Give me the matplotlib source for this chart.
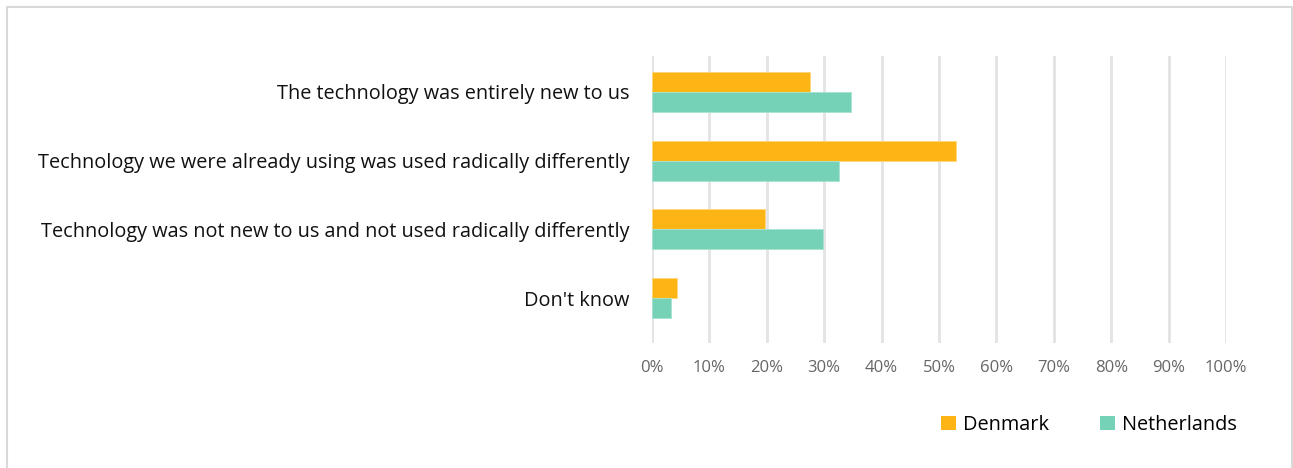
import matplotlib
matplotlib.use("Agg")
import matplotlib.pyplot as plt
from matplotlib.patches import Rectangle, Patch
from matplotlib.ticker import FuncFormatter
import numpy as np

plt.rcParams['font.family'] = ['Open Sans', 'DejaVu Sans']

categories = [
    "The technology was entirely new to us",
    "Technology we were already using was used radically differently",
    "Technology was not new to us and not used radically differently",
    "Don't know",
]
series_names = ["Denmark", "Netherlands"]
denmark = [27.5, 53.0, 19.7, 4.3]
netherlands = [34.7, 32.6, 29.8, 3.3]
x_ticks = [0, 10, 20, 30, 40, 50, 60, 70, 80, 90, 100]

colors = ["#FDB515", "#75D2B6"]

fig = plt.figure(figsize=(12.93, 4.68), dpi=100)
W, H = 1293, 468
ax = fig.add_axes([652 / W, 1 - 343 / H, (1226 - 652) / W, (343 - 56) / H])

y = np.arange(len(categories))
bh = 0.29
ax.barh(y - bh / 2, denmark, height=bh, color=colors[0], edgecolor="#FFD67A", linewidth=0.6, zorder=3)
ax.barh(y + bh / 2, netherlands, height=bh, color=colors[1], edgecolor="#A8E3D1", linewidth=0.6, zorder=3)

ax.set_xlim(0, 100)
ax.set_ylim(3.655, -0.524)
ax.set_xticks(x_ticks)
ax.xaxis.set_major_formatter(FuncFormatter(lambda v, p: f"{int(v)}%"))
ax.set_yticks(y)
ax.set_yticklabels(categories, fontsize=14.3, color="#111111")
ax.tick_params(axis="y", length=0, pad=16)
ax.tick_params(axis="x", length=0, pad=12, labelsize=12, labelcolor="#666666")
ax.grid(axis="x", color="#E3E3E3", linewidth=2, zorder=0)
for s in ax.spines.values():
    s.set_visible(False)

handles = [Patch(facecolor=c, edgecolor="none") for c in colors]
fig.legend(handles, series_names, loc="center left", bbox_to_anchor=(933 / W, 1 - 425 / H),
           ncol=2, frameon=False, fontsize=14.3, handlelength=0.75, handleheight=0.75,
           handletextpad=0.35, columnspacing=2.6, borderaxespad=0)

fig.patches.append(Rectangle((7 / W, -0.05), (1292 - 7) / W, 1.05 - 7 / H,
                             transform=fig.transFigure, fill=False,
                             edgecolor="#D9D9D9", linewidth=1.5))

fig.savefig("out.png", dpi=100, facecolor="white")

........

EXERCISE PROMPT:
Return, unchanged, the lines from the first line of the material through the line that holds "plt.rcParams['font.family'] = ['Open", inclusive, omitting pictures.

CORRECT ANSWER:
Give me the matplotlib source for this chart.
import matplotlib
matplotlib.use("Agg")
import matplotlib.pyplot as plt
from matplotlib.patches import Rectangle, Patch
from matplotlib.ticker import FuncFormatter
import numpy as np

plt.rcParams['font.family'] = ['Open Sans', 'DejaVu Sans']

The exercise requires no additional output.